The Azerbaijani Foreign Ministry said Foreign Minister Jeyhun Bayramov “brought the Armenian side’s attention” to five key elements which Baku wants to be at the heart of the peace accord. They include a mutual recognition of each other’s territorial integrity, something which would presumably uphold Azerbaijani sovereignty over Karabakh.
Prime Minister Nikol Pashinian insisted on Friday that despite championing the territorial integrity of states Azerbaijan remains reluctant to recognize Armenia’s current borders. He said at the same time that the Geneva meeting will mark the start of substantive negotiations on the peace treaty.
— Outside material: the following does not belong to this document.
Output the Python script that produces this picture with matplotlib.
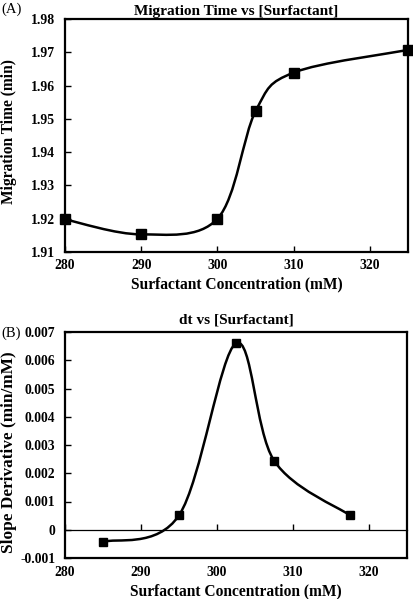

According to the Armenian readout of the meeting, Foreign Minister Ararat Mirzoyan also spoke with Bayramov about “ensuring the rights and security guarantees of Nagorno-Karabakh’s Armenians, including through the creation of a mechanism for discussions between Baku and Stepanakert.”
Mirzoyan also demanded the withdrawal of Azerbaijani forces from Armenian border areas occupied during the September 13-14 hostilities and last year.
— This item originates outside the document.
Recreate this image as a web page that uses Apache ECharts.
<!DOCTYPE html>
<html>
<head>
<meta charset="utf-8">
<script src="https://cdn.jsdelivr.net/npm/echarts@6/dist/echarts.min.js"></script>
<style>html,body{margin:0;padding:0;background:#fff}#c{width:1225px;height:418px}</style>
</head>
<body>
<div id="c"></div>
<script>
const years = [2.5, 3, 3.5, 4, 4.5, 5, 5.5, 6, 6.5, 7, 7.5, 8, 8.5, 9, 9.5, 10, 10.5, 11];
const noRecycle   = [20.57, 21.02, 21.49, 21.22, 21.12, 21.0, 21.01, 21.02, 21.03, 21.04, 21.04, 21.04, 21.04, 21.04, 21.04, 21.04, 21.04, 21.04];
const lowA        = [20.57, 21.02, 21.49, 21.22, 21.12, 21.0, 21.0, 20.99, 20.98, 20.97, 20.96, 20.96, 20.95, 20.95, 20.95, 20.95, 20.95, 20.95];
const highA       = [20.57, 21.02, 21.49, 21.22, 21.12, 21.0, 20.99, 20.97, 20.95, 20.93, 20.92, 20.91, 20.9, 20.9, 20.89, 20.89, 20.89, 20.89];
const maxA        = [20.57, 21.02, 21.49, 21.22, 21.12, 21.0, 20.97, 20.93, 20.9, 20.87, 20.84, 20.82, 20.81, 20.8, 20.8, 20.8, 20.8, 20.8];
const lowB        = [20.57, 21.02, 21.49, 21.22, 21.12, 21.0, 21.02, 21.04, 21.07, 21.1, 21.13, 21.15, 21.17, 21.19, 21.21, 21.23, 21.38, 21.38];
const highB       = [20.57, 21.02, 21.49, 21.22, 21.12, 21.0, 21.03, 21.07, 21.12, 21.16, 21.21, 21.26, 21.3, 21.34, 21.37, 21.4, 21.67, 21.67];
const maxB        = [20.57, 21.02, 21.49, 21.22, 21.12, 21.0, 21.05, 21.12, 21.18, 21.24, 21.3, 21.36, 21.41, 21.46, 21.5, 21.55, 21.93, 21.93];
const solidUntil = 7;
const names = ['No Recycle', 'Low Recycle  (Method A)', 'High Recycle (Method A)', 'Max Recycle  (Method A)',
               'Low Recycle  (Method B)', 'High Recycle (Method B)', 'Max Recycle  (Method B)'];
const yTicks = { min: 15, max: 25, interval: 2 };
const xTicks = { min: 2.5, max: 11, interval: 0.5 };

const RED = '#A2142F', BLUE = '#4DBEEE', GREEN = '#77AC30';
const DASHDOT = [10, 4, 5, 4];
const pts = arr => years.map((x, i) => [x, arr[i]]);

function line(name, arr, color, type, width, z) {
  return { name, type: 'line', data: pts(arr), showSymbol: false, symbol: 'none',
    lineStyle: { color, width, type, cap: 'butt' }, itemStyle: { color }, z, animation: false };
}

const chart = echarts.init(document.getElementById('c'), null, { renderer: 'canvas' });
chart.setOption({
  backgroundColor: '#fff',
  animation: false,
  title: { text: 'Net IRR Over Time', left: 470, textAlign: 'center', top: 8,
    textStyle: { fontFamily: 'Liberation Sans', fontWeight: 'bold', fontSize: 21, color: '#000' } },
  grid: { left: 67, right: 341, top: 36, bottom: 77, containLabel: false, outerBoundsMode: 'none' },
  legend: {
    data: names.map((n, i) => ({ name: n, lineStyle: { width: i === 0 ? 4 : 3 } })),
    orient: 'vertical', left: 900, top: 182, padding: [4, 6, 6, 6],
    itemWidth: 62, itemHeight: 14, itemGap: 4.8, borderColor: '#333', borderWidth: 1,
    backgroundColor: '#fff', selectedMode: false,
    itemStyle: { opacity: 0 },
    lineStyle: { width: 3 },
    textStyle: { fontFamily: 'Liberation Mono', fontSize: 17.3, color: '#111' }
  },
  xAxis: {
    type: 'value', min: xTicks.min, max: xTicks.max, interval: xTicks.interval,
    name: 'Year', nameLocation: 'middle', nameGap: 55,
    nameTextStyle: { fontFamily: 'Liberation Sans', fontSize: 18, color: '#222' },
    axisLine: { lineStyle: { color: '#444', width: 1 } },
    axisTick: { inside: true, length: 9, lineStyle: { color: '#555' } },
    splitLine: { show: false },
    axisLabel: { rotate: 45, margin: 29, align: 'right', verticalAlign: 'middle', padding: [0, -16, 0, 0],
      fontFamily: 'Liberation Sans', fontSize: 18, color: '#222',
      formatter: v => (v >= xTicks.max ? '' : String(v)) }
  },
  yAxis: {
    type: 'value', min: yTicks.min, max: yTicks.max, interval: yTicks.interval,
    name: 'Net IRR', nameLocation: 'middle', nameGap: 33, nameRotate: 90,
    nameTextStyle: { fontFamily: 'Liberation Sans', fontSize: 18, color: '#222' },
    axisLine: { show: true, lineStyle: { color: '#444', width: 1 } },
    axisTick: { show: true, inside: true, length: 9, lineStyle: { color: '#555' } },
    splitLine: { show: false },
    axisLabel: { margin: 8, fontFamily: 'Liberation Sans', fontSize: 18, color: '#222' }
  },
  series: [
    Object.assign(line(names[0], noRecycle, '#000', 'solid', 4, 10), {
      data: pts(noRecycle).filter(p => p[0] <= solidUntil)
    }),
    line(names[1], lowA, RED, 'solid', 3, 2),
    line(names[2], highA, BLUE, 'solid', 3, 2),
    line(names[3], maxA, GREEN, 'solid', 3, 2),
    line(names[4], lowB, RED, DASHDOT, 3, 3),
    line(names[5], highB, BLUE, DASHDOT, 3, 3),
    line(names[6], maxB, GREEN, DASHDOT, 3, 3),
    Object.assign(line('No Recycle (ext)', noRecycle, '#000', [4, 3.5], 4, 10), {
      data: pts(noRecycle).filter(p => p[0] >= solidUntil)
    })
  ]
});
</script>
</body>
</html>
Bayramov claimed, for his part, that Armenia has failed to fully pull its troops out of Karabakh in breach of the Russian-brokered ceasefire that stopped the 2020 Armenian-Azerbaijani war. Yerevan maintains that no Armenian soldiers remain deployed there.
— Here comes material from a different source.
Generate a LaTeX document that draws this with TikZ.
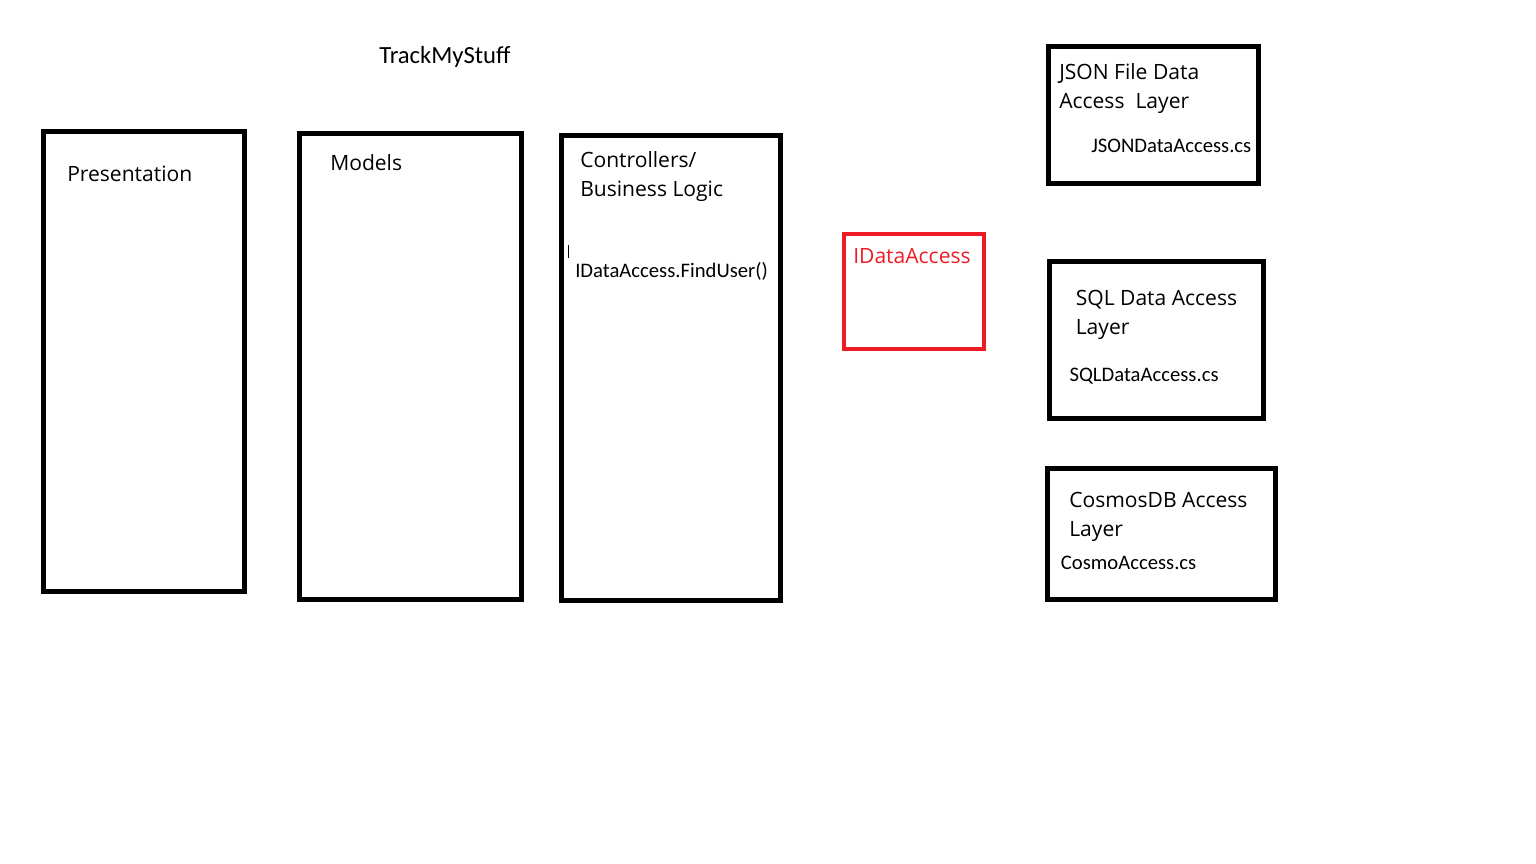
\documentclass[tikz,border=0pt]{standalone}
\usepackage{fontspec}
\usepackage{tikz}
\setmainfont{Carlito}
\newfontfamily\headfont{Open Sans}
\definecolor{paintred}{RGB}{237,28,36}
\tikzset{layer/.style={draw, line width=3.75pt, inner sep=0}}
\tikzset{iface/.style={draw=paintred, line width=3pt, inner sep=0}}
\tikzset{head/.style={anchor=base west, inner sep=0, align=left, font=\headfont\fontsize{15.8}{21.75}\selectfont}}
\tikzset{file/.style={anchor=base west, inner sep=0, font=\fontsize{15.5}{18}\selectfont}}

\begin{document}
\begin{tikzpicture}[x=0.75pt, y=-0.75pt]
  \useasboundingbox (0, 0) rectangle (1536, 864);

  \node[anchor=base west, inner sep=0, font=\fontsize{18.5}{22}\selectfont] at (379, 63) (title) {TrackMyStuff};

  \node[layer, minimum width=150.75pt, minimum height=345pt] at (144, 361.5) (pres) {};
  \node[head] at (67, 181) (presL) {Presentation};

  \node[layer, minimum width=166.5pt, minimum height=349.5pt] at (410.5, 366.5) (models) {};
  \node[head] at (330, 170) (modelsL) {Models};

  \node[layer, minimum width=164.25pt, minimum height=348.75pt] at (671, 368) (ctrl) {};
  \node[head] at (580, 196.7) (ctrlL) {Controllers/\\Business Logic};
  \draw[line width=0.75pt] (568, 245) -- (568, 257.7);
  \node[file] at (575, 277) (call) {IDataAccess.FindUser()};

  \node[iface, minimum width=105pt, minimum height=86.25pt] at (914, 291.5) (idata) {};
  \node[head, text=paintred] at (853, 263.3) (idataL) {IDataAccess};

  % data access layers
  \node[layer, minimum width=157.5pt, minimum height=102.75pt] at (1153.5, 115) (json) {};
  \node[head] at (1059, 108.3) (jsonL) {JSON File Data\\Access\ \ Layer};
  \node[file] at (1091, 152.3) (jsonF) {JSONDataAccess.cs};

  \node[layer, minimum width=160.5pt, minimum height=117.75pt] at (1156.5, 340) (sql) {};
  \node[head] at (1075.5, 334) (sqlL) {SQL Data Access\\Layer};
  \node[file] at (1069.3, 381) (sqlF) {SQLDataAccess.cs};

  \node[layer, minimum width=171pt, minimum height=98.25pt] at (1161.5, 534) (cosmos) {};
  \node[head] at (1069, 536) (cosmosL) {CosmosDB Access\\Layer};
  \node[file] at (1060.7, 569.3) (cosmosF) {CosmoAccess.cs};
\end{tikzpicture}
\end{document}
Citing lingering tensions at various sections of the Armenian-Azerbaijani border, Bayramov was also reported to propose that the next meeting of a bilateral commission on border demarcation be brought forward from November to October.
Bayramov further called for a prompt launch of transport links between the two South Caucasus states, which is also envisaged by the 2020 ceasefire and follow-up agreements brokered by Moscow.
Yerevan regularly voices support for opening the Armenian-Azerbaijani border to commercial and passenger traffic. But it has rejected apparent Azerbaijani demands for an exterritorial corridor connecting Azerbaijan to its Nakhichevan exclave through Armenian territory.
The Armenian statement on the Geneva talks spoke of “mutual understanding on unblocking regional transport routes under the sovereignty and jurisdiction of the countries.” It did not elaborate.